人口流出する「東京圏」では変化が始まるのだろうか。建築家の隈研吾さんも、このコロナを経験することで従来の東京の姿の疑問をかんじられたのだろうか。
20世紀型のオフィスや工場、都市は「集中すること」に価値があったという。「大きな箱」に人が集まって働くことが効率的だと考えられ、その方法が現代まで惰性で続いてきたと隈研吾さんは日経ビジネスのインタビューに答える。
しかし、今日の技術ならば都市部に通勤しなくてもリモートワークで仕事ができます。これからは「一極集中主義」と「経済活性化」が一体であるという考え方が成立しなくなります。
コロナ禍は20世紀型の構造から脱却するきっかけになるでしょう。
働き方や暮らし方などについて、人の意識も変わらざるを得ません。 (出所:日経ビジネス)
徳島県上勝町、ゼロウェイストにチャレンジする街だ。そこに今年5月、「上勝町ゼロ・ウェイストセンター」が開業したという。2020年3月、大学を卒業後、上勝に移住し、この「上勝町ゼロ・ウェイストセンター」で働きはじめた女性がいる。
WWD Japanが、その女性 大塚桃奈さんにインタビューする。
大学では環境工学を勉強し、短期留学で世界各地を見て回り、自然に近い暮らしに触れ、モノを大量生産し、使った後に捨ててしまうというサイクルに疑問を感じるようになったという。
その後、環境循環型ビジネスには可能性があること、欧州では若い世代が取り組んでいることを知り、環境ビジネスにより関心を持ったことが、「ゼロウェイスト」の街上勝に移住するきっかけになったという。
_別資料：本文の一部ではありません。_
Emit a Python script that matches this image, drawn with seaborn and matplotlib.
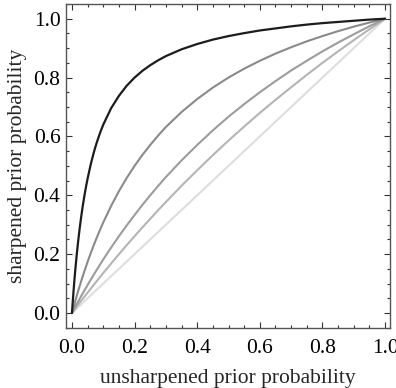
import matplotlib
matplotlib.use("Agg")
import matplotlib.pyplot as plt
import seaborn as sns
import pandas as pd
from matplotlib.ticker import MultipleLocator

# unsharpened prior probability (x) and sharpened values
x_vals = [0, 0.0025, 0.005, 0.0075, 0.01, 0.015, 0.02, 0.025, 0.03, 0.035, 0.04,
          0.045, 0.05, 0.06, 0.07, 0.075, 0.08, 0.09, 0.1, 0.125, 0.15, 0.175, 0.2,
          0.225, 0.25, 0.275, 0.3, 0.35, 0.4, 0.45, 0.5, 0.55, 0.6, 0.65, 0.7, 0.75,
          0.8, 0.85, 0.9, 0.95, 1.0]
curve_a = [0, 0.0386, 0.074, 0.1079, 0.139, 0.1959, 0.246, 0.2909, 0.331, 0.3672, 0.400,
           0.4299, 0.457, 0.5053, 0.5463, 0.565, 0.5818, 0.6128, 0.640, 0.6957, 0.738,
           0.7724, 0.800, 0.8229, 0.842, 0.8585, 0.873, 0.896, 0.914, 0.929, 0.941, 0.951,
           0.960, 0.967, 0.974, 0.980, 0.985, 0.989, 0.993, 0.997, 1.0]
curve_b = [0, 0.00993, 0.0197, 0.0293, 0.0388, 0.0574, 0.0755, 0.0930, 0.110, 0.1267,
           0.143, 0.1586, 0.174, 0.2034, 0.2314, 0.245, 0.2581, 0.2835, 0.308, 0.3636,
           0.414, 0.4590, 0.500, 0.5373, 0.571, 0.6027, 0.632, 0.6829, 0.727, 0.7660,
           0.800, 0.8302, 0.857, 0.8814, 0.903, 0.9231, 0.941, 0.9577, 0.973, 0.9870, 1.0]
curve_c = [0, 0.00499, 0.00995, 0.01489, 0.0198, 0.02956, 0.0392, 0.04878, 0.0583,
           0.06763, 0.0769, 0.08612, 0.0952, 0.1132, 0.1308, 0.1395, 0.1481, 0.1651,
           0.182, 0.2222, 0.261, 0.2979, 0.333, 0.3673, 0.400, 0.4314, 0.462, 0.5185,
           0.571, 0.6207, 0.667, 0.7097, 0.750, 0.7879, 0.824, 0.8571, 0.889, 0.9189,
           0.947, 0.9744, 1.0]
curve_d = [0, 0.00353, 0.00706, 0.01057, 0.0141, 0.02108, 0.0280, 0.03499, 0.0419,
           0.04879, 0.0556, 0.06248, 0.0693, 0.0828, 0.09621, 0.1029, 0.10951, 0.12271,
           0.136, 0.16807, 0.1997, 0.23076, 0.261, 0.29107, 0.320, 0.34914, 0.377,
           0.4323, 0.485, 0.53641, 0.586, 0.6335, 0.680, 0.72425, 0.767, 0.80926, 0.850,
           0.88906, 0.927, 0.96412, 1.0]
curve_e = [0, 0.0025, 0.005, 0.0075, 0.01, 0.015, 0.02, 0.025, 0.03, 0.035, 0.04,
           0.045, 0.05, 0.06, 0.07, 0.075, 0.08, 0.09, 0.1, 0.125, 0.15, 0.175, 0.2,
           0.225, 0.25, 0.275, 0.3, 0.35, 0.4, 0.45, 0.5, 0.55, 0.6, 0.65, 0.7, 0.75,
           0.8, 0.85, 0.9, 0.95, 1.0]

series = {"a": curve_a, "b": curve_b, "c": curve_c, "d": curve_d, "e": curve_e}
colors = {"a": "#1c1c1c", "b": "#8a8a8a", "c": "#9c9c9c", "d": "#b4b4b4", "e": "#dedede"}
widths = {"a": 1.6, "b": 1.5, "c": 1.5, "d": 1.5, "e": 1.5}

x_label = "unsharpened prior probability"
y_label = "sharpened prior probability"

rows = []
for name, vals in series.items():
    for xv, yv in zip(x_vals, vals):
        rows.append({"x": xv, "y": yv, "s": name})
df = pd.DataFrame(rows)

sns.set_style("ticks")
plt.rcParams["font.family"] = ["Liberation Serif", "DejaVu Serif"]

fig = plt.figure(figsize=(3.96, 3.88), dpi=100)
ax = fig.add_axes([0.1667, 0.1546, 0.8183, 0.8351])

for name in ["e", "d", "c", "b", "a"]:
    sub = df[df["s"] == name]
    sns.lineplot(data=sub, x="x", y="y", color=colors[name], linewidth=widths[name],
                 ax=ax, estimator=None, sort=False, legend=False)

ax.set_xlim(-0.019, 1.016)
ax.set_ylim(-0.051, 1.05)
ax.xaxis.set_major_locator(MultipleLocator(0.2))
ax.xaxis.set_minor_locator(MultipleLocator(0.05))
ax.yaxis.set_major_locator(MultipleLocator(0.2))
ax.yaxis.set_minor_locator(MultipleLocator(0.05))
ax.xaxis.set_major_formatter(plt.FuncFormatter(lambda v, p: f"{v:.1f}"))
ax.yaxis.set_major_formatter(plt.FuncFormatter(lambda v, p: f"{v:.1f}"))
ax.tick_params(which="both", direction="in", top=True, right=True, color="#333333",
               width=0.8, labelsize=15.5, labelcolor="black")
ax.tick_params(axis="x", which="major", length=4.5, pad=8)
ax.tick_params(axis="y", which="major", length=4.5, pad=4)
ax.tick_params(which="minor", length=2.5)
for sp in ax.spines.values():
    sp.set_visible(True)
    sp.set_color("#555555")
    sp.set_linewidth(1.0)

ax.set_xlabel(x_label, fontsize=15.5, labelpad=8)
ax.set_ylabel(y_label, fontsize=15.5, labelpad=5)

fig.savefig("out.png", dpi=100)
上勝町は過疎化が進んでいるので、新しい拠点が誕生したのをきっかけに、町外から移住したり、ビジネスをしたり、体験しに来る人が増えることを願っています。
ここのコンセプトが「ごみから学ぶ」なので、上勝町と一緒にゼロ・ウェイストに取り組んでもらえる企業とのコラボをたくさん生み出していきたいですね。 (出所:WWD Japan)
コロナばかりでなく、世界もまた大きく動き始めている。もしかしたら、今、経済を作り替えていく機会なのかもしれない。ただ単に「経済再生」をいつまでも追うのでなく、上勝町のように、ひとつ何か理念やビジョンを掲げて、新しい社会を作り上げていくほうがよさそうな気がする。
誰かと論争するより、誰かと合意するほうが、はるかに得になる。(ウォーレン・バフェット)
「グリーン・リカバリー」とか、「SDGs」という言葉がキーワードなのかもしれない。